WHAT IS REQUIRED:
Gather from the material every line that contains the string "page".

COLLECTED MATERIAL:
****************************************

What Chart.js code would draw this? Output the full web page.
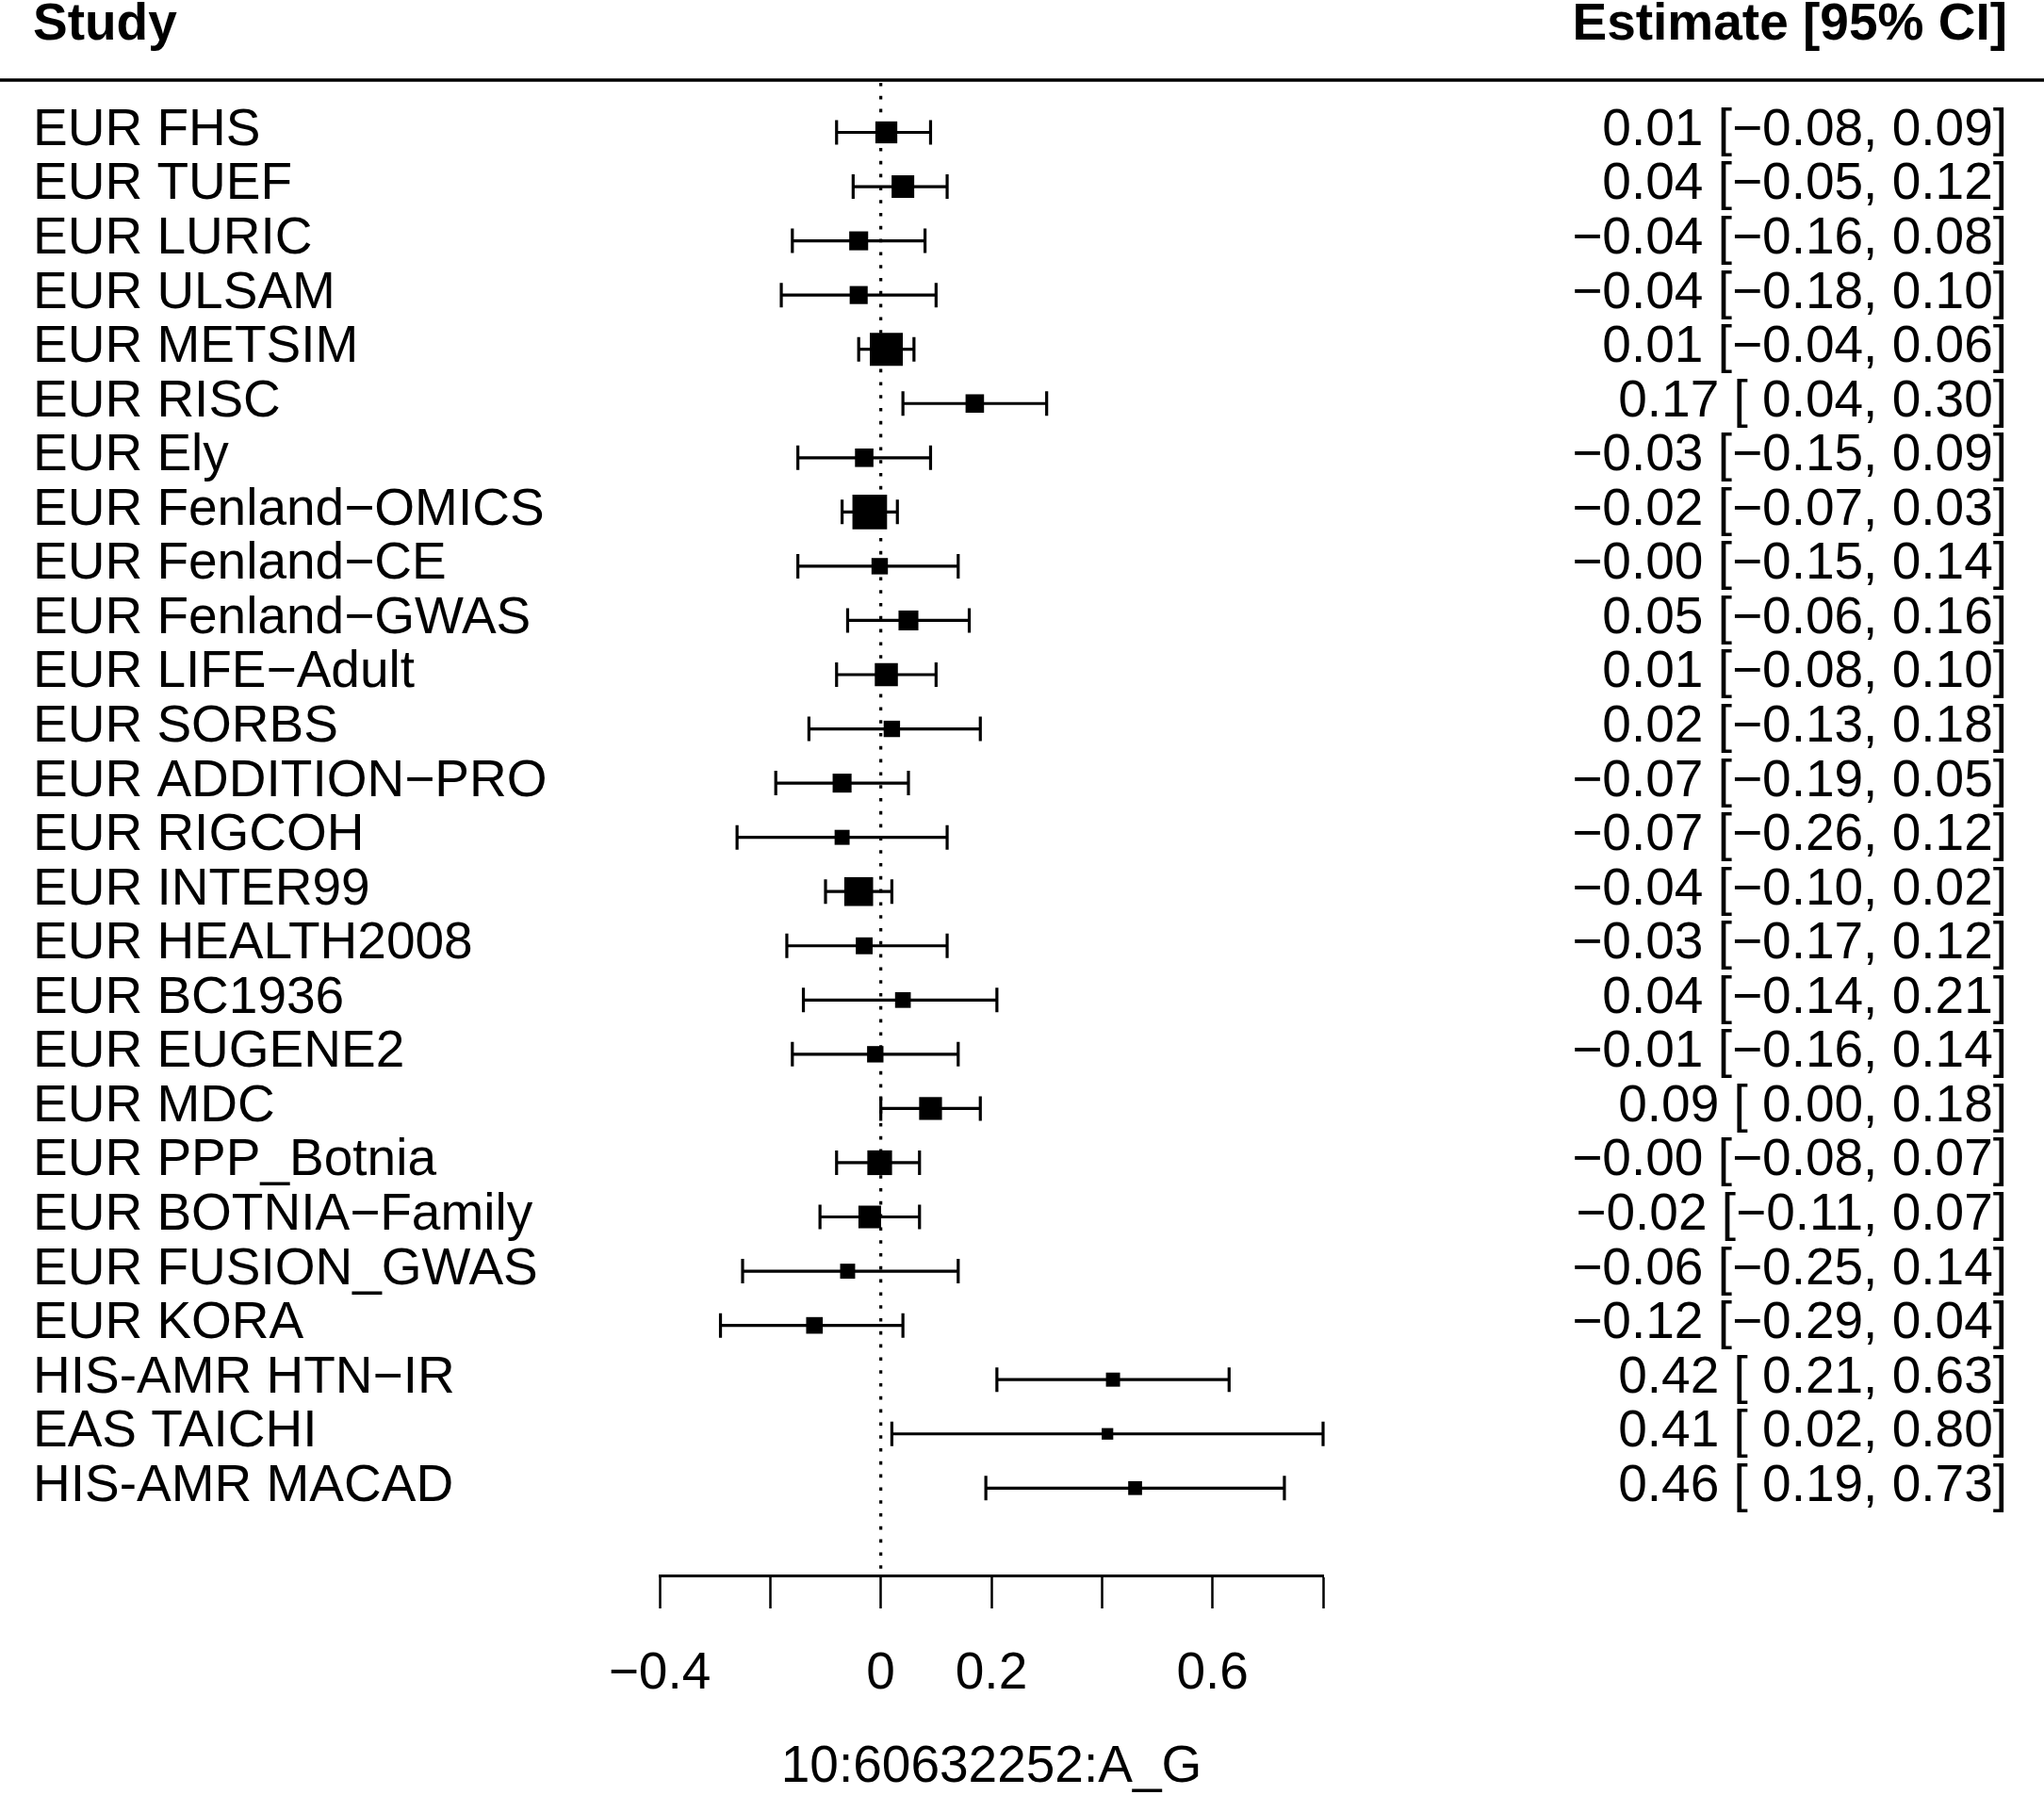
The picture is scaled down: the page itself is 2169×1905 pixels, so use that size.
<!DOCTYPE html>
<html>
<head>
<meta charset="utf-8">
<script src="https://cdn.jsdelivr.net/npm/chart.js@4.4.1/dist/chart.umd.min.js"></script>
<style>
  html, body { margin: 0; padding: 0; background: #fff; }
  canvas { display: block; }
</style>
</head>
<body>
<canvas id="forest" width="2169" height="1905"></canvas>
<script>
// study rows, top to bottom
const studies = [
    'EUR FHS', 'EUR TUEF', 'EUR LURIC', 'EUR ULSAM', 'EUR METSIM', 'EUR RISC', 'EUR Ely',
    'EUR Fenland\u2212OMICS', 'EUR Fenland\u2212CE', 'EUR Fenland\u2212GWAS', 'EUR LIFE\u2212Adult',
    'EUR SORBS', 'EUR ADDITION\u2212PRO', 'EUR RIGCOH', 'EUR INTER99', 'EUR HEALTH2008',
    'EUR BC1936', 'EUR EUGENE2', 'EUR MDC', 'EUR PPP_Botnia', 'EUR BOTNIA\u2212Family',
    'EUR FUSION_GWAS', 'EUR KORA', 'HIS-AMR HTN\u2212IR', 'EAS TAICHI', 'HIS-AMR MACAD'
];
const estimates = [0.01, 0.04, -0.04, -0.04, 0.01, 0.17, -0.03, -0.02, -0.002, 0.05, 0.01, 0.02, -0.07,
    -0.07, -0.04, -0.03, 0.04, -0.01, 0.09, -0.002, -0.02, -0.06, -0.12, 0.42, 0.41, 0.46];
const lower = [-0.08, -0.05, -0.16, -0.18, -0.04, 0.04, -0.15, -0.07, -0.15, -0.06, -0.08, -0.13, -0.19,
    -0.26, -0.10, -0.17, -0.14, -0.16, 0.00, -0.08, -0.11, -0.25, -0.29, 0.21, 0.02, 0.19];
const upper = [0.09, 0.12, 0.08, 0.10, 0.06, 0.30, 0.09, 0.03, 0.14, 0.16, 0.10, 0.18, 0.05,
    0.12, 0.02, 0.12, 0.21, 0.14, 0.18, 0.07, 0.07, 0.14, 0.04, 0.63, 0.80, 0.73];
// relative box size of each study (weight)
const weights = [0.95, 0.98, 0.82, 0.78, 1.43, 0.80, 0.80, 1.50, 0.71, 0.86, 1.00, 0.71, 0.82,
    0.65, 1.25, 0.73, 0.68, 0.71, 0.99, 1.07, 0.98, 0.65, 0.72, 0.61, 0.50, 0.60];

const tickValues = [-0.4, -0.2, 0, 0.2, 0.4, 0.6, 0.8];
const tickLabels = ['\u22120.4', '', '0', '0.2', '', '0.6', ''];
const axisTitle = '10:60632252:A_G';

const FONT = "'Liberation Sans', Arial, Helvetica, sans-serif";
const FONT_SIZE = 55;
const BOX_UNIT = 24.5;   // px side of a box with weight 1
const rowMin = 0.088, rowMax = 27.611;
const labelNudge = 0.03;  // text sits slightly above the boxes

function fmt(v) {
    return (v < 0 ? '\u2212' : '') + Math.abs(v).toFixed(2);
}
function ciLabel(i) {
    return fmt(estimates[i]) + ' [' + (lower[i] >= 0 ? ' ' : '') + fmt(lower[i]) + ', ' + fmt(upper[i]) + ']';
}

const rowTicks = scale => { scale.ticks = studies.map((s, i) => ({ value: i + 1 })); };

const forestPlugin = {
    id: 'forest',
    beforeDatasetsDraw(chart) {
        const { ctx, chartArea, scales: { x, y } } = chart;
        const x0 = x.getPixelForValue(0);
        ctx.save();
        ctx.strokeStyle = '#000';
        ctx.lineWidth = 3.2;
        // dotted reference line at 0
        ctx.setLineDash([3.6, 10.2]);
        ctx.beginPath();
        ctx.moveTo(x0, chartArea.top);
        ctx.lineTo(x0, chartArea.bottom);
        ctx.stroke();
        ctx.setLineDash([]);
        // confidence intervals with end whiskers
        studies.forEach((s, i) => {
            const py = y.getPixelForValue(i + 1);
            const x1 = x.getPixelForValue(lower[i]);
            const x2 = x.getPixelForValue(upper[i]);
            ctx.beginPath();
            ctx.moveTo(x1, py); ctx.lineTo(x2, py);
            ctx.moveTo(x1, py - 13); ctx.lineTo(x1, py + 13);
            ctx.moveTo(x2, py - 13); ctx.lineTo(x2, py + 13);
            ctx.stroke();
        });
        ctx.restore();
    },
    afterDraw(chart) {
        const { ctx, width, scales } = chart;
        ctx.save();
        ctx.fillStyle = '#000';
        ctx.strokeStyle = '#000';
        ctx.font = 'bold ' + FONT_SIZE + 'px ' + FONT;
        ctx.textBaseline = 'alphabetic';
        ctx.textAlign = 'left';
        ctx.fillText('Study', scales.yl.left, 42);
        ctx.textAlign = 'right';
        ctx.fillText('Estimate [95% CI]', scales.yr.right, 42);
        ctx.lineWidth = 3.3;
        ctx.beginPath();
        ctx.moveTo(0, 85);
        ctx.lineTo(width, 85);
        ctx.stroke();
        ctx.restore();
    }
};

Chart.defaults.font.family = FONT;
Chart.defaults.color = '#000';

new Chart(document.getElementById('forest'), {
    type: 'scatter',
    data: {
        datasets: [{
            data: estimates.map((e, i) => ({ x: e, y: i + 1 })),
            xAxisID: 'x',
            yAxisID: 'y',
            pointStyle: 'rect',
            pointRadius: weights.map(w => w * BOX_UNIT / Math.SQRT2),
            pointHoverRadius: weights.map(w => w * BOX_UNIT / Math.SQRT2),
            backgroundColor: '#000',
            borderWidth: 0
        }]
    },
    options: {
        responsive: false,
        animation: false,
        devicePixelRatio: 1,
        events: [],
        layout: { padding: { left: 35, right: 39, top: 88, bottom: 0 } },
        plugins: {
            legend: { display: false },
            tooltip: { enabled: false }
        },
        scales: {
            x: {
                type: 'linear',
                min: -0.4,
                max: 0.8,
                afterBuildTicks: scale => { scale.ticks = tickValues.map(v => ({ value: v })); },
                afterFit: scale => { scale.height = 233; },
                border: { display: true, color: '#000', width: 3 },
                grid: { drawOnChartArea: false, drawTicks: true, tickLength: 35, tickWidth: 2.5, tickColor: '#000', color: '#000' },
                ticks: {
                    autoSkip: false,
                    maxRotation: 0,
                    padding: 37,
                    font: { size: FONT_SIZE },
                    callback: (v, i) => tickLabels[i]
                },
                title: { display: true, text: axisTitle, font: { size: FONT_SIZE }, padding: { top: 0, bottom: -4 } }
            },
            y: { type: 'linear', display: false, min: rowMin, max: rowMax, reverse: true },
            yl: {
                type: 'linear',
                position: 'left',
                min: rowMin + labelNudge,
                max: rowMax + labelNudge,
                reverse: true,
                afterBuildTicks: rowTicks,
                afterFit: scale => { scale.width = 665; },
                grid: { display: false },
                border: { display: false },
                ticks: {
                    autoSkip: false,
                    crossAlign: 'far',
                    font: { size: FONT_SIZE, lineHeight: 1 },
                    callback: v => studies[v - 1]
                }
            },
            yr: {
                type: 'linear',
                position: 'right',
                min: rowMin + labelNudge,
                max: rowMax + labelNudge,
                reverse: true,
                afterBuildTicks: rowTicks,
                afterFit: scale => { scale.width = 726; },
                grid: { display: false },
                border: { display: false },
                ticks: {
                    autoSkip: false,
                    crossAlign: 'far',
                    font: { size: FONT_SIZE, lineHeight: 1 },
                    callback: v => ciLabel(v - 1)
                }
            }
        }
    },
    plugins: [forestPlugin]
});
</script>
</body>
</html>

****************************************

TASK SOLUTION:
What Chart.js code would draw this? Output the full web page.
The picture is scaled down: the page itself is 2169×1905 pixels, so use that size.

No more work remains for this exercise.